Моя часть была расположена на севере Германии, недалеко от границы между Восточной и Западной Германией, и я несколько раз ездил в западный Берлин, и там мог пройти за "железный занавес".

Так что у меня было уважение к их потенциалу, однако я начал замечать признаки коррупции в их войсках.

Один раз я приехал в Берлин и проходил контрольно-пропускной пункт, чтобы выехать из восточного в западный Берлин. И вот я заехал на пункт пропуска, и пока я там ожидал, советский солдат подошел прямо к моей машине, поднял свою гимнастерку, и под ней я увидел два ремня — два кожаных военных ремня с большой медной бляхой с серпом и молотом.

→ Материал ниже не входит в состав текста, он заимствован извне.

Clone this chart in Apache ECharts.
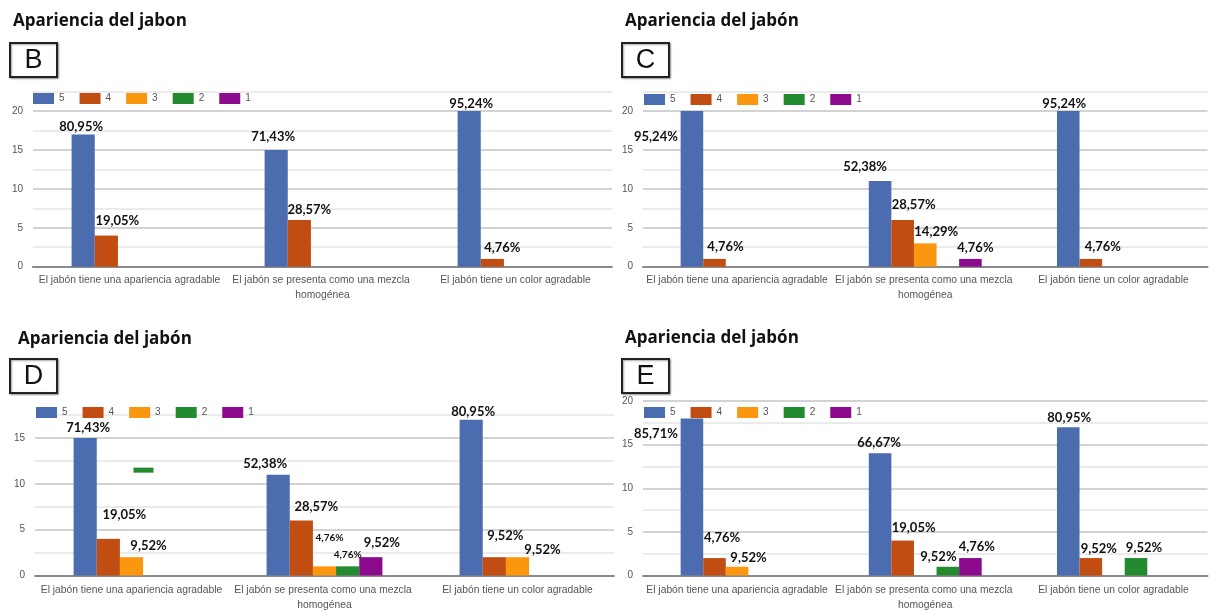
<!DOCTYPE html>
<html>
<head>
<meta charset="utf-8">
<script src="https://cdn.jsdelivr.net/npm/echarts@6/dist/echarts.min.js"></script>
<style>
  html, body { margin: 0; padding: 0; background: #ffffff; }
  #chart { width: 1210px; height: 613px; }
</style>
</head>
<body>
<div id="chart"></div>
<script>
// ---- Data -------------------------------------------------------------
const categories = [
  'El jabón tiene una apariencia agradable',
  'El jabón se presenta como una mezcla homogénea',
  'El jabón tiene un color agradable'
];
const ratings = ['5', '4', '3', '2', '1'];
const respondents = 21;

// Answer counts, one row per rating (5 … 1), one column per category
const countsB = [[17, 15, 20], [4, 6, 1], [0, 0, 0], [0, 0, 0], [0, 0, 0]];
const countsC = [[20, 11, 20], [1, 6, 1], [0, 3, 0], [0, 0, 0], [0, 1, 0]];
const countsD = [[15, 11, 17], [4, 6, 2], [2, 1, 2], [0, 1, 0], [0, 2, 0]];
const countsE = [[18, 14, 17], [2, 4, 2], [1, 0, 0], [0, 1, 2], [0, 2, 0]];

// Stray green dash in the first group of panel D
const strayMarkD = [11.5, null, null];

const panelTitles = ['Apariencia del jabon', 'Apariencia del jabón', 'Apariencia del jabón', 'Apariencia del jabón'];
const panelLetters = ['B', 'C', 'D', 'E'];

// ---- Styling & layout -------------------------------------------------
const colors = ['#4b6daf', '#c14d12', '#fb960f', '#238a30', '#8c0a8c'];

// label nudges [dx, dy] per rating row and category
const nudgeB = [[[-2, -1], [-3, -6], [2, 0]], [[11, -8], [10, -3], [10, -4]], [null, null, null], [null, null, null], [null, null, null]];
const nudgeC = [[[-36, 33], [-15, -7], [-4, 0]], [[11, -5], [11, -8], [12, -5]], [null, [11, -5], null], [null, null, null], [null, [5, -4], null]];
const nudgeD = [[[3, -3], [-13, -4], [2, -1]], [[16, -17], [15, -7], [11, -14]], [[17, -4], [5, -22], [25, 0]], [null, [0, -5], null], [null, [11, -7], null]];
const nudgeE = [[[-36, 22], [-1, -4], [1, -2]], [[34, 7], [11, -6], [8, -2]], [[-15, -22], null, null], [null, [29, -13], [8, -3]], [null, [-32, 6], null]];
const smallLabelsD = [[2, 1], [3, 1]];

const panels = [
  { counts: countsB, nudge: nudgeB, left: 33,  top: 91.6,  height: 175.1, max: 22.5, labelMargin: 5.5, titleX: 13,  titleY: 21,  boxX: 9,   boxY: 42,  legendX: 33,  legendY: 93 },
  { counts: countsC, nudge: nudgeC, left: 643, top: 91.6,  height: 175.1, max: 22.5, labelMargin: 5.5, titleX: 625, titleY: 21,  boxX: 621, boxY: 42,  legendX: 644, legendY: 94 },
  { counts: countsD, nudge: nudgeD, left: 35,  top: 415.2, height: 164.1, max: 17.5, labelMargin: 7.5, titleX: 18,  titleY: 339, boxX: 9,   boxY: 358, legendX: 36,  legendY: 407 },
  { counts: countsE, nudge: nudgeE, left: 643, top: 401,   height: 178.3, max: 20,   labelMargin: 7.5, titleX: 625, titleY: 338, boxX: 621, boxY: 358, legendX: 644, legendY: 407 }
];
const plotWidth = 579;

const pct = v => (v / respondents * 100).toFixed(2).replace('.', ',') + '%';

const grid = [], xAxis = [], yAxis = [], series = [], legend = [], title = [], graphic = [];

panels.forEach((p, pi) => {
  grid.push({ left: p.left, top: p.top, width: plotWidth, height: p.height, containLabel: false });
  xAxis.push({
    gridIndex: pi, type: 'category', data: categories,
    axisTick: { show: false },
    axisLine: { lineStyle: { color: '#8a8a8a', width: 2 } },
    axisLabel: {
      color: '#555', fontSize: 10.3, fontFamily: 'Liberation Sans, Arial, sans-serif',
      lineHeight: 15, margin: p.labelMargin, width: 192, overflow: 'break', interval: 0
    }
  });
  yAxis.push({
    gridIndex: pi, type: 'value', min: 0, max: p.max, interval: 2.5,
    axisLine: { show: false }, axisTick: { show: false },
    axisLabel: {
      color: '#555', fontSize: 10, fontFamily: 'Liberation Sans, Arial, sans-serif', margin: 10,
      formatter: v => (v % 5 === 0 ? String(v) : '')
    },
    splitLine: { lineStyle: { color: ['#c4c4c4', '#e4e4e4'], width: 1.5 } }
  });

  ratings.forEach((r, si) => {
    series.push({
      name: r, type: 'bar', xAxisIndex: pi, yAxisIndex: pi,
      barGap: '0%', barCategoryGap: '40%',
      itemStyle: { color: colors[si] },
      data: p.counts[si].map((v, ci) => {
        const n = p.nudge[si][ci];
        const small = pi === 2 && smallLabelsD.some(([s, c]) => s === si && c === ci);
        return {
          value: v,
          label: {
            show: v > 0, position: 'top', distance: 0,
            offset: n || [0, 0],
            formatter: d => pct(d.value),
            color: '#111', fontWeight: 'bold',
            fontSize: small ? 10 : 13, lineHeight: 14,
            fontFamily: 'Lato, Liberation Sans, sans-serif'
          }
        };
      })
    });
  });

  legend.push({
    left: p.legendX, top: p.legendY, data: ratings, padding: 0,
    icon: 'rect', itemWidth: 21, itemHeight: 11, itemGap: 15,
    textStyle: { color: '#555', fontSize: 10, fontFamily: 'Liberation Sans, Arial, sans-serif' },
    selectedMode: false
  });

  title.push({
    text: panelTitles[pi], left: p.titleX, top: p.titleY - 11, padding: 0,
    textStyle: { color: '#111', fontSize: 17, fontWeight: 'bold', fontFamily: 'Open Sans, sans-serif', lineHeight: 22 }
  });

  graphic.push({
    type: 'group', left: p.boxX, top: p.boxY,
    children: [
      { type: 'rect', shape: { x: 0, y: 0, width: 47, height: 34 },
        style: { fill: '#fff', stroke: '#222', lineWidth: 2, shadowBlur: 2, shadowOffsetX: 1, shadowOffsetY: 1, shadowColor: 'rgba(0,0,0,0.35)' } },
      { type: 'text', x: 23.5, y: 17.5,
        style: { text: panelLetters[pi], fill: '#111', font: '27px "Liberation Sans", Arial, sans-serif', align: 'center', verticalAlign: 'middle' } }
    ]
  });
});

// stray dash of series "2" in panel D
series.push({
  name: '2', type: 'scatter', xAxisIndex: 2, yAxisIndex: 2,
  symbol: 'rect', symbolSize: [20, 5], symbolOffset: [12, 0],
  itemStyle: { color: colors[3], opacity: 1 }, silent: true, z: 3,
  data: strayMarkD
});

const chart = echarts.init(document.getElementById('chart'), null, { renderer: 'canvas' });
chart.setOption({
  backgroundColor: '#ffffff',
  animation: false,
  title, grid, xAxis, yAxis, legend, series, graphic
});
</script>
</body>
</html>
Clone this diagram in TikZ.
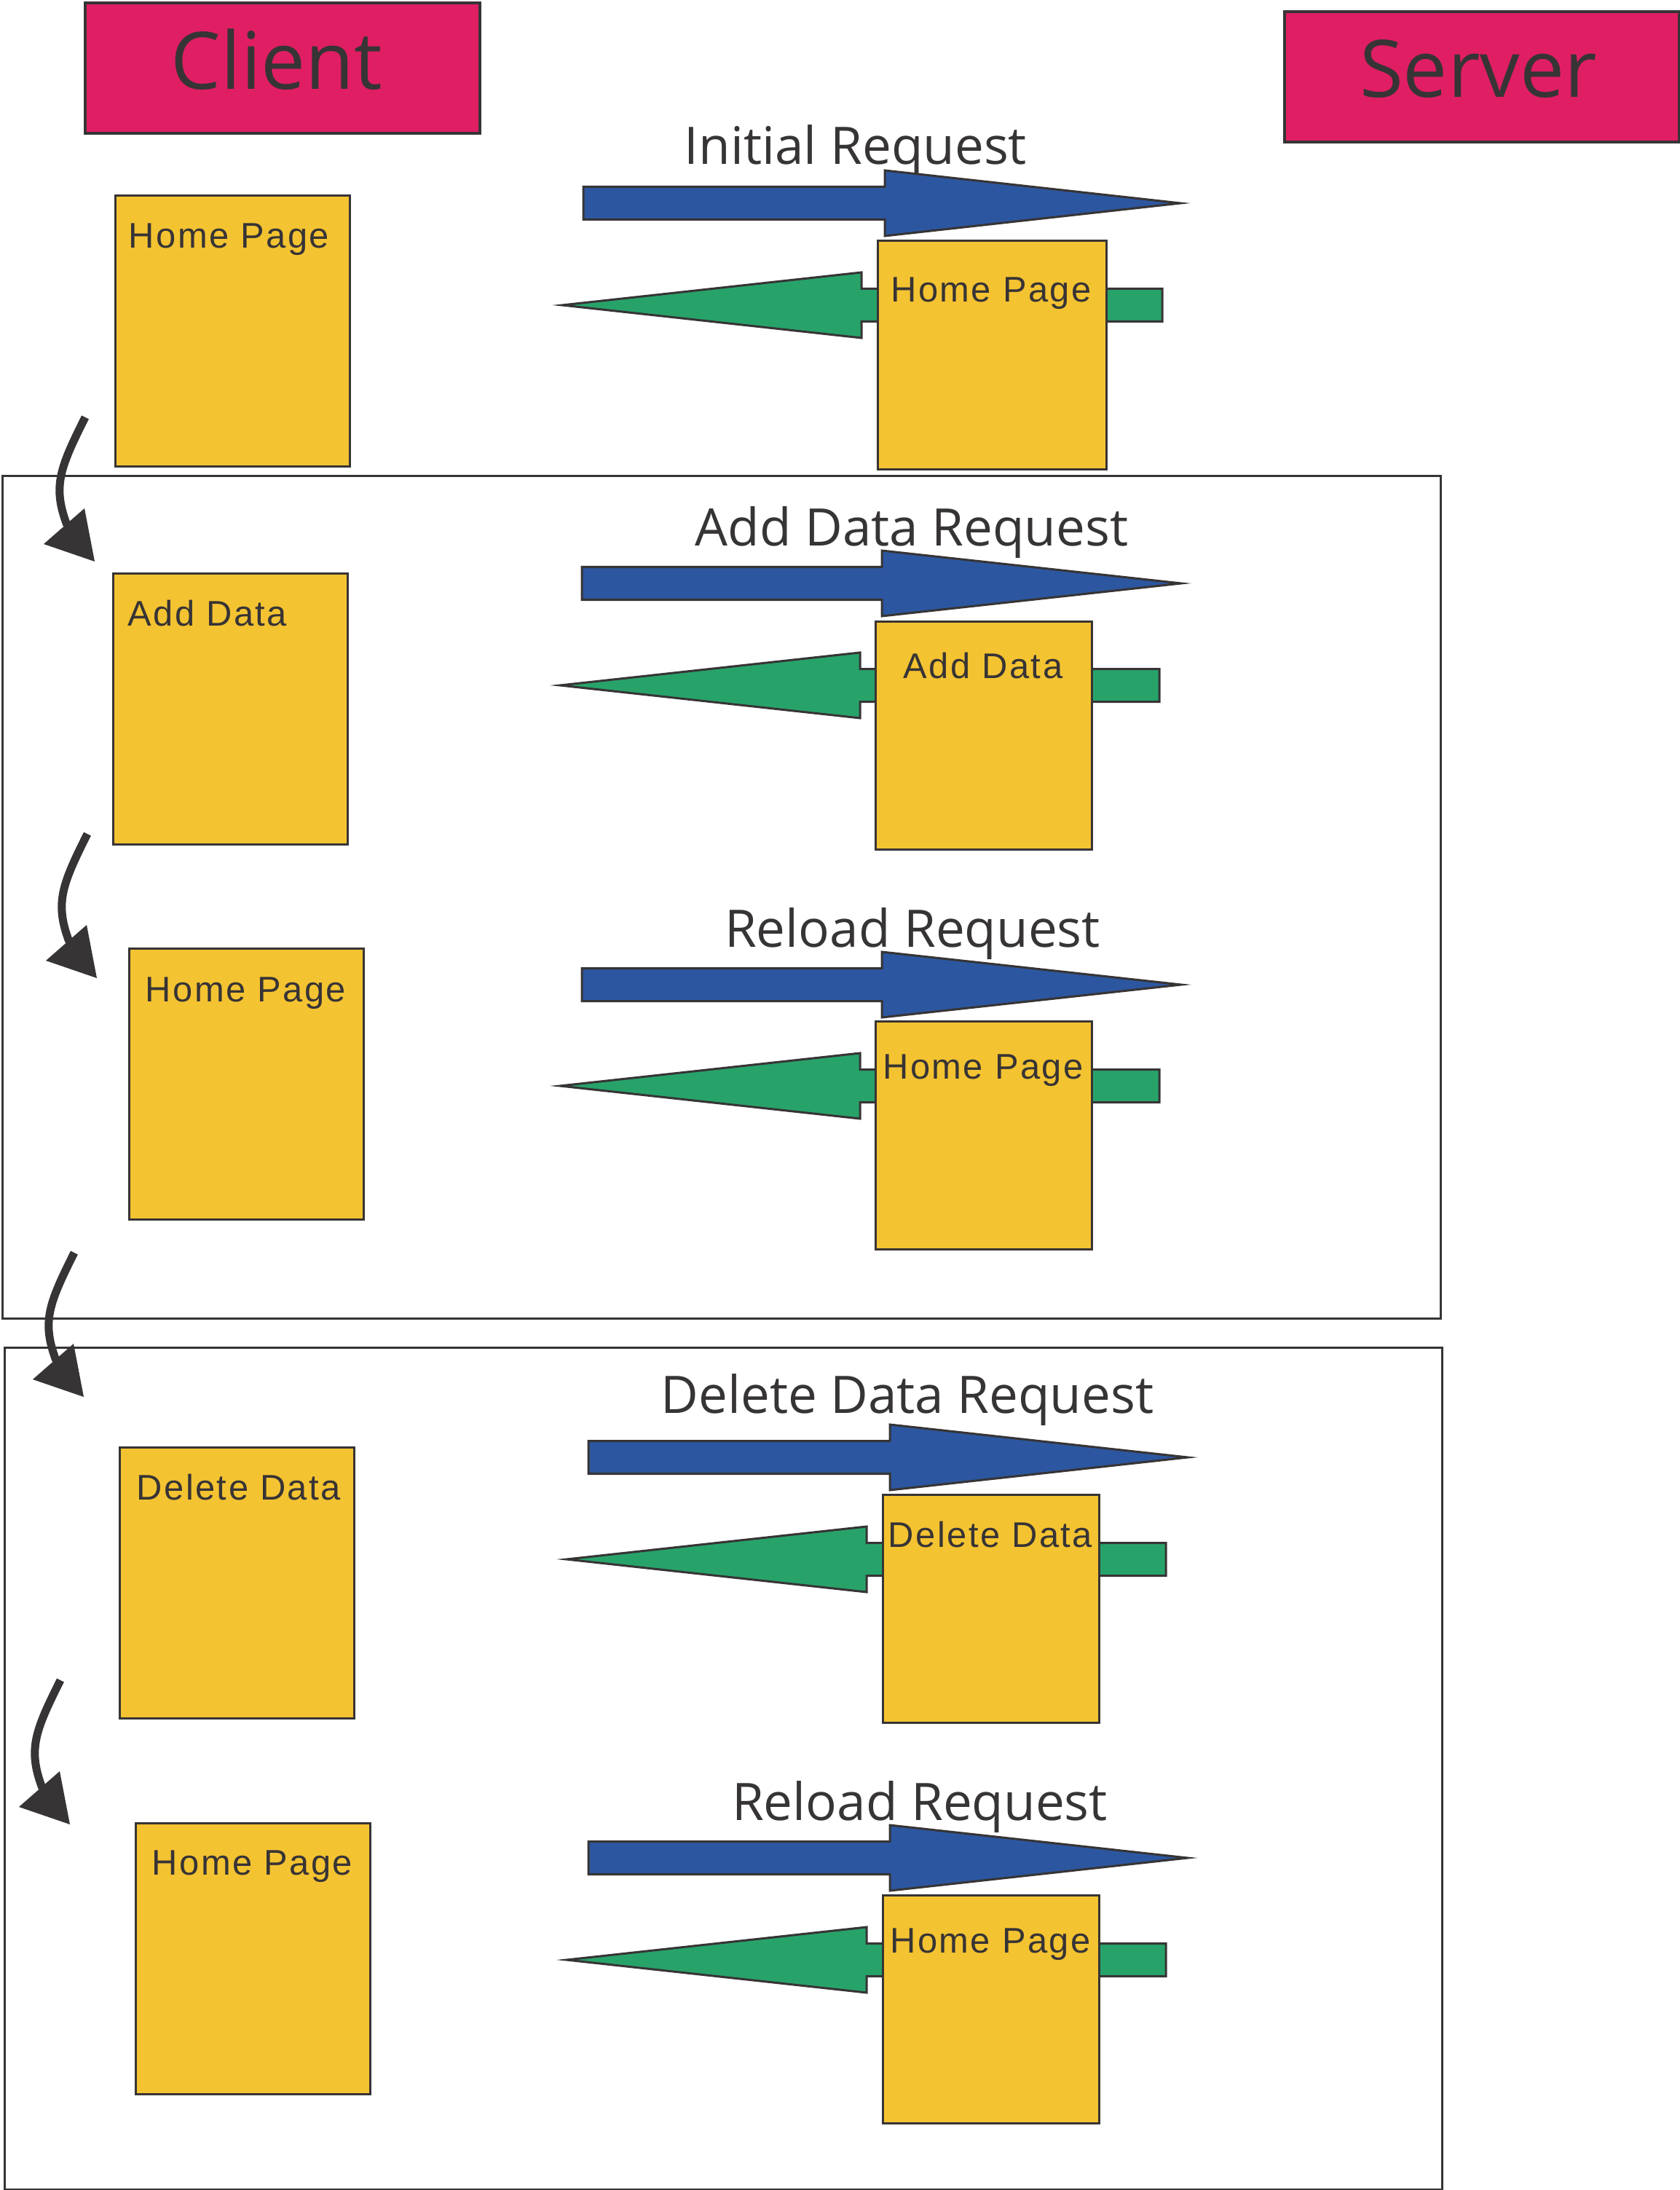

И он прямо на КПП продал мне предмет обмундирования за 5 дойчмарок.

Да, я был молодым офицером, с моей стороны было неразумно это делать — покупать этот ремень. Но, конечно, первая реакция была: ух ты! Конечно, куплю! А потом, когда я отъехал, хотя я был молодым офицером, я подумал: ты смотри, они настолько коррумпированы, что солдат прямо на пропускном пункте продает свою униформу за 5 дойчмарок.

Так я и понял, что в их системе что-то гниет.